Lebanon, though, a country which had always paid up, the default announcement was a serious jolt. And it was one the system had received at the worst possible time, already in a precarious state. Nothing to prove the crap in collateral quite like this one thing.

I’m not claiming this was the sole reason behind the world’s worst wave of liquidations since the Global Financial Crisis (or what might now be known as GFC1), it was at the very least some part responsible for turning last week (and this week’s Monday) into a dislocation rivaling those proportions.

Repo and collateral most of all.

But all that’s in the past. What to do about today and tomorrow? Officials seem very intent on replaying the GFC playbook – because GFC1 turned out so well?

No, they simply don’t know what else to do; or, what’s worse, they actually have come to believe Bernanke’s fiction over how those policies kept the situation from becoming worse. Bernanke himself didn’t even think that way until December 2008, when it was all practically over; having failed to stem the crisis before it unleashed its massive damage, ZIRP and QE were really meant to just to cushion the blow (and even failed at that) before it took out what was left.

Starting with QE and ZIRP. Enough said on those, the markets spoke in response yesterday. For once, the Fed Chair couldn’t even enthrall the NYSE.

Now it will be helicopter money. You can make the argument that people are going to need a boost, and it’s a very valid one, but that’s not how it’s being sold. Giving American workers a cash infusion is one thing, just don’t call it “stimulus.”

As to the latter, we’ve seen it happen before and it isn’t. Often forgotten because it was overshadowed by much bigger official failures, the Bush “tax credits” were likewise hailed as an effective crisis countermeasure. For a time, it was even said that they had worked very well in that way (GDP in Q2 2008 was initially estimated to have been substantially positive, feeding optimism for a turnaround…until the bottom really fell out thereafter).

Everybody who lived through it remembers what happened in the Autumn of 2008, therefore very little of what came before.

Here, too, the effect of such “stimulus” has been to shorten memories. The ARRA received all the attention and scorn, but lest we forget it was not the first. The Bush Administration, supported enthusiastically by Congress, the Federal Reserve and orthodox economists engaged in a tax rebate scheme during the first half of 2008. The government essentially paid people for being people, only it was distributed through tax credits rather than physical cash. Economists, undoubtedly, will object to the format as not being a proper “helicopter” but common sense prevails.

It may not have lingered long in our collective consciousness because of its actual purpose – to make sure the US didn’t fall into recession in 2008. Thus, it has been collectively rendered a minor footnote to the bigger events of the day.

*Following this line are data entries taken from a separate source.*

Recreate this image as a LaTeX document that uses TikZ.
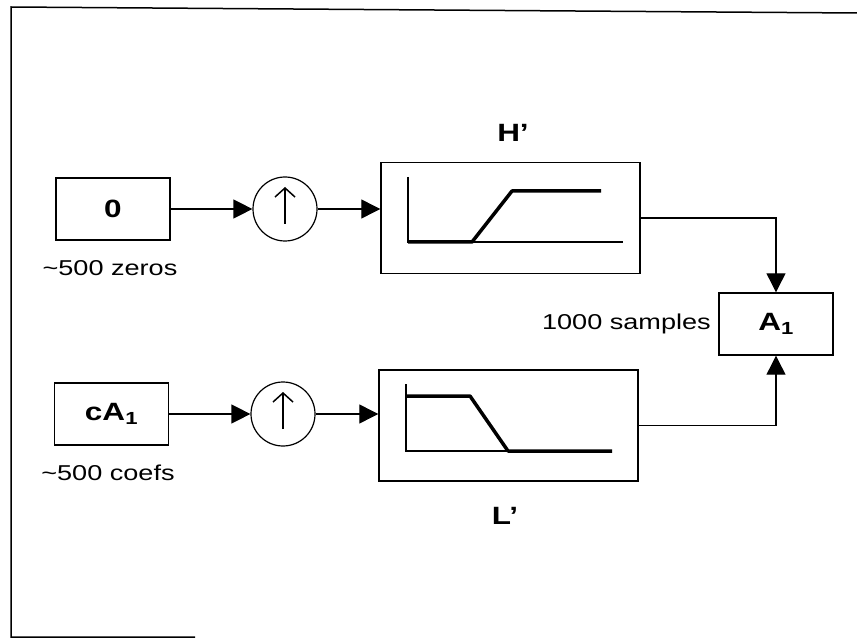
\documentclass[tikz,border=0pt]{standalone}
\usepackage{fontspec}
\setmainfont[FakeStretch=1.26]{Liberation Sans}
\usetikzlibrary{positioning, arrows.meta}

\begin{document}
\begin{tikzpicture}[x=1pt, y=-1pt,
          block/.style={rectangle, draw, line width=1.4pt, minimum width=114pt, minimum height=62pt, font=\fontsize{25}{28}\selectfont\bfseries},
          filt/.style={rectangle, draw, line width=1.4pt, minimum width=259pt, minimum height=111pt},
          upsamp/.style={circle, draw, line width=1.2pt, minimum size=64pt, inner sep=0pt},
          note/.style={font=\fontsize{21.5}{26}\selectfont},
          title/.style={font=\fontsize{25}{28}\selectfont\bfseries},
          arrow/.style={-{Triangle[length=19pt, width=19pt]}, line width=1.2pt},
          uparrow/.style={-{Straight Barb[length=9pt, width=20pt]}, line width=1.5pt},
          axis/.style={line width=1.3pt},
          resp/.style={line width=3.5pt, line join=round}
        ]
          \useasboundingbox (0,0) rectangle (857,639);

          % frame
          \draw[line width=1.5pt] (857,13) -- (11,7) -- (11,637) -- (195,637);

          % sources
          \node[block] (zero) at (113,209) {0};
          \node[block] (cA) at (111.5,414) {cA\textsubscript{1}};
          \node[note] at (110,268) {\textasciitilde500 zeros};
          \node[note] at (108,473) {\textasciitilde500 coefs};

          % upsamplers
          \node[upsamp] (up1) at (285,209) {};
          \node[upsamp] (up2) at (283,414) {};
          \draw[uparrow] ([yshift=-15pt]up1.center) -- ([yshift=22pt]up1.center);
          \draw[uparrow] ([yshift=-15pt]up2.center) -- ([yshift=22pt]up2.center);

          % filters
          \node[filt] (hfilt) at (510.5,218) {};
          \node[filt] (lfilt) at (508.5,425.5) {};
          \node[title] at (513,133) {H’};
          \node[title] at (505,516) {L’};

          % filter responses
          \draw[axis] (408,177) -- (408,242) -- (623,242);
          \draw[resp] (408,242) -- (472,242) -- (512,191) -- (601,191);
          \draw[axis] (406,384) -- (406,451) -- (612,451);
          \draw[resp] (406,396) -- (470,396) -- (508,451) -- (612,451);

          % result
          \node[block] (A1) at (776,324) {A\textsubscript{1}};
          \node[note, left=4pt of A1] {1000 samples};

          % connectors
          \draw[arrow] (zero) -- (up1);
          \draw[arrow] (up1.east) -- (up1.east -| hfilt.west);
          \draw[arrow] (cA) -- (up2);
          \draw[arrow] (up2.east) -- (up2.east -| lfilt.west);
          \draw[arrow] (hfilt.east) -| (A1.north);
          \draw[arrow] (lfilt.east) -| (A1.south);
\end{tikzpicture}
\end{document}
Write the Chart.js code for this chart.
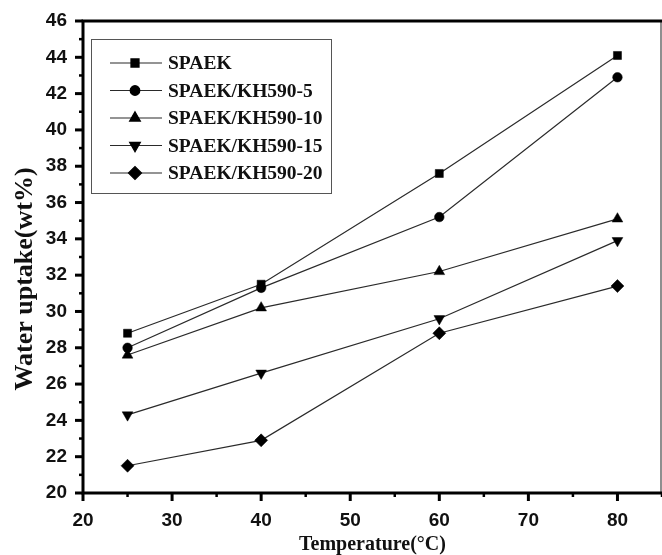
<!DOCTYPE html>
<html lang="en">
<head>
    <meta charset="UTF-8">
    <title>Water uptake vs temperature</title>
    <script src="https://cdn.jsdelivr.net/npm/chart.js@4.4.1/dist/chart.umd.min.js"></script>
    <style>
        html, body { margin: 0; padding: 0; background: #fff; }
        #wrap { width: 662px; height: 555px; }
    </style>
</head>
<body>
    <div id="wrap">
        <canvas id="uptakeChart" width="662" height="555"></canvas>
    </div>

    <script>
        // data
        const temps = [25, 40, 60, 80];
        const spaek = [28.8, 31.5, 37.6, 44.1];
        const kh5 = [28.0, 31.3, 35.2, 42.9];
        const kh10 = [27.6, 30.2, 32.2, 35.1];
        const kh15 = [24.3, 26.6, 29.6, 33.9];
        const kh20 = [21.5, 22.9, 28.8, 31.4];
        const seriesNames = ['SPAEK', 'SPAEK/KH590-5', 'SPAEK/KH590-10', 'SPAEK/KH590-15', 'SPAEK/KH590-20'];
        const yTitle = 'Water uptake(wt%)';

        const markers = [
            { style: 'rect', rot: 0, r: 5.7 },
            { style: 'circle', rot: 0, r: 4.8 },
            { style: 'triangle', rot: 0, r: 6.2 },
            { style: 'triangle', rot: 180, r: 6.2 },
            { style: 'rectRot', rot: 0, r: 6.5 }
        ];

        const allSeries = [spaek, kh5, kh10, kh15, kh20];
        const datasets = allSeries.map((vals, i) => ({
            label: seriesNames[i],
            data: vals.map((v, j) => ({ x: temps[j], y: v })),
            borderColor: '#2a2a2a',
            borderWidth: 1.2,
            backgroundColor: '#000',
            pointStyle: markers[i].style,
            pointRotation: markers[i].rot,
            pointRadius: markers[i].r,
            pointHoverRadius: markers[i].r,
            pointBorderWidth: 0.5,
            pointBorderColor: '#000',
            pointBackgroundColor: '#000',
            tension: 0,
            fill: false
        }));

        // frame, ticks (major + minor), y title and the boxed legend
        const framePlugin = {
            id: 'frame',
            afterDraw(chart) {
                const ctx = chart.ctx;
                const a = chart.chartArea;
                const xs = chart.scales.x, ys = chart.scales.y;
                ctx.save();
                ctx.strokeStyle = '#000';
                ctx.lineCap = 'butt';

                for (let v = 20; v <= 46; v++) {
                    const py = ys.getPixelForValue(v);
                    const major = v % 2 === 0;
                    ctx.lineWidth = major ? 3 : 2.5;
                    ctx.beginPath();
                    ctx.moveTo(a.left, py);
                    ctx.lineTo(a.left - (major ? 8 : 4), py);
                    ctx.stroke();
                }
                for (let v = 20; v <= 85; v += 5) {
                    const px = xs.getPixelForValue(v);
                    const major = v % 10 === 0;
                    ctx.lineWidth = major ? 3 : 2.5;
                    ctx.beginPath();
                    ctx.moveTo(px, a.bottom);
                    ctx.lineTo(px, a.bottom + (major ? 8 : 4));
                    ctx.stroke();
                }

                // right border (thin)
                ctx.lineWidth = 1.2;
                ctx.strokeStyle = '#444';
                ctx.beginPath();
                ctx.moveTo(a.right - 1, a.top);
                ctx.lineTo(a.right - 1, a.bottom);
                ctx.stroke();

                // thick top, left, bottom
                ctx.strokeStyle = '#000';
                ctx.lineWidth = 3;
                ctx.beginPath();
                ctx.moveTo(a.right, a.top);
                ctx.lineTo(a.left, a.top);
                ctx.lineTo(a.left, a.bottom);
                ctx.lineTo(a.right, a.bottom);
                ctx.stroke();

                // y axis title, sits a little below the middle like the original
                ctx.save();
                ctx.translate(25, (a.top + a.bottom) / 2 + 22);
                ctx.rotate(-Math.PI / 2);
                ctx.font = 'bold 26px "Liberation Serif", "Times New Roman", serif';
                ctx.textAlign = 'center';
                ctx.textBaseline = 'middle';
                ctx.fillStyle = '#111';
                ctx.fillText(yTitle, 0, 0);
                ctx.restore();

                // legend box
                const bx = a.left + 8, by = a.top + 18, bw = 240, bh = 154;
                ctx.lineWidth = 1;
                ctx.strokeStyle = '#555';
                ctx.strokeRect(bx + 0.5, by + 0.5, bw, bh);

                ctx.font = 'bold 19.5px "Liberation Serif", "Times New Roman", serif';
                ctx.textBaseline = 'middle';
                ctx.textAlign = 'left';
                chart.data.datasets.forEach((ds, i) => {
                    const cy = by + 24 + i * 27.5;
                    ctx.strokeStyle = '#2a2a2a';
                    ctx.lineWidth = 1.2;
                    ctx.beginPath();
                    ctx.moveTo(bx + 19, cy);
                    ctx.lineTo(bx + 71, cy);
                    ctx.stroke();
                    ctx.fillStyle = '#000';
                    ctx.strokeStyle = '#000';
                    Chart.helpers.drawPoint(ctx, {
                        pointStyle: ds.pointStyle,
                        rotation: ds.pointRotation,
                        radius: ds.pointRadius,
                        borderWidth: 0.5
                    }, bx + 44, cy);
                    ctx.fillStyle = '#111';
                    ctx.fillText(ds.label, bx + 77, cy + 1);
                });
                ctx.restore();
            }
        };

        const tickFont = { family: '"Liberation Sans", Arial, sans-serif', size: 19, weight: 'bold' };

        new Chart(document.getElementById('uptakeChart'), {
            type: 'line',
            data: { datasets: datasets },
            plugins: [framePlugin],
            options: {
                responsive: false,
                animation: false,
                events: [],
                layout: { autoPadding: false, padding: { top: 21, right: 0, left: 0, bottom: 0 } },
                plugins: {
                    legend: { display: false },
                    tooltip: { enabled: false }
                },
                scales: {
                    x: {
                        type: 'linear',
                        min: 20,
                        max: 85,
                        grid: { display: false, drawTicks: false },
                        border: { display: false },
                        ticks: {
                            stepSize: 10,
                            includeBounds: false,
                            padding: 16,
                            color: '#111',
                            font: tickFont,
                            maxRotation: 0
                        },
                        title: {
                            display: true,
                            text: 'Temperature(°C)',
                            color: '#111',
                            font: { family: '"Liberation Serif", "Times New Roman", serif', weight: 'bold', size: 20, lineHeight: 1 },
                            padding: { top: 0, bottom: 0 }
                        },
                        afterFit(scale) {
                            scale.height = 62;
                            scale.paddingLeft = 0;
                            scale.paddingRight = 0;
                        }
                    },
                    y: {
                        min: 20,
                        max: 46,
                        grid: { display: false, drawTicks: false },
                        border: { display: false },
                        ticks: {
                            stepSize: 2,
                            padding: 16,
                            color: '#111',
                            font: tickFont
                        },
                        afterFit(scale) {
                            scale.width = 83;
                            scale.paddingTop = 0;
                            scale.paddingBottom = 0;
                        }
                    }
                }
            }
        });
    </script>
</body>
</html>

Believe it or not, I’m very much in favor of helping American workers and even doing so in this way; by all means, send out the $1,000 checks. What I’m very much against is the idea that it will do much systemic good.

We’ve already witnessed the erasure of other 2008 era policy prescriptions, including QE as well as those “repo” operations (which really aren’t anything more than reworked TAF). How about those dollar swap lines? Just as effective as they had been a dozen years ago. Resurrecting the commercial paper program? AYFKM!

There is a distinction between aid and stimulus. The former is purely about helping people who are down, or are about to be kicked downward. The latter is meant and expected to prevent or alleviate being down much or at all.

The lack of attention to collateral and offshore money dealing has meant there can only be aid and never stimulus. All that’s left is to call the aid “stimulus” and hope.

It didn’t work out so well in 2008. The official world had completely ignored collateral and offshore factors back then, too.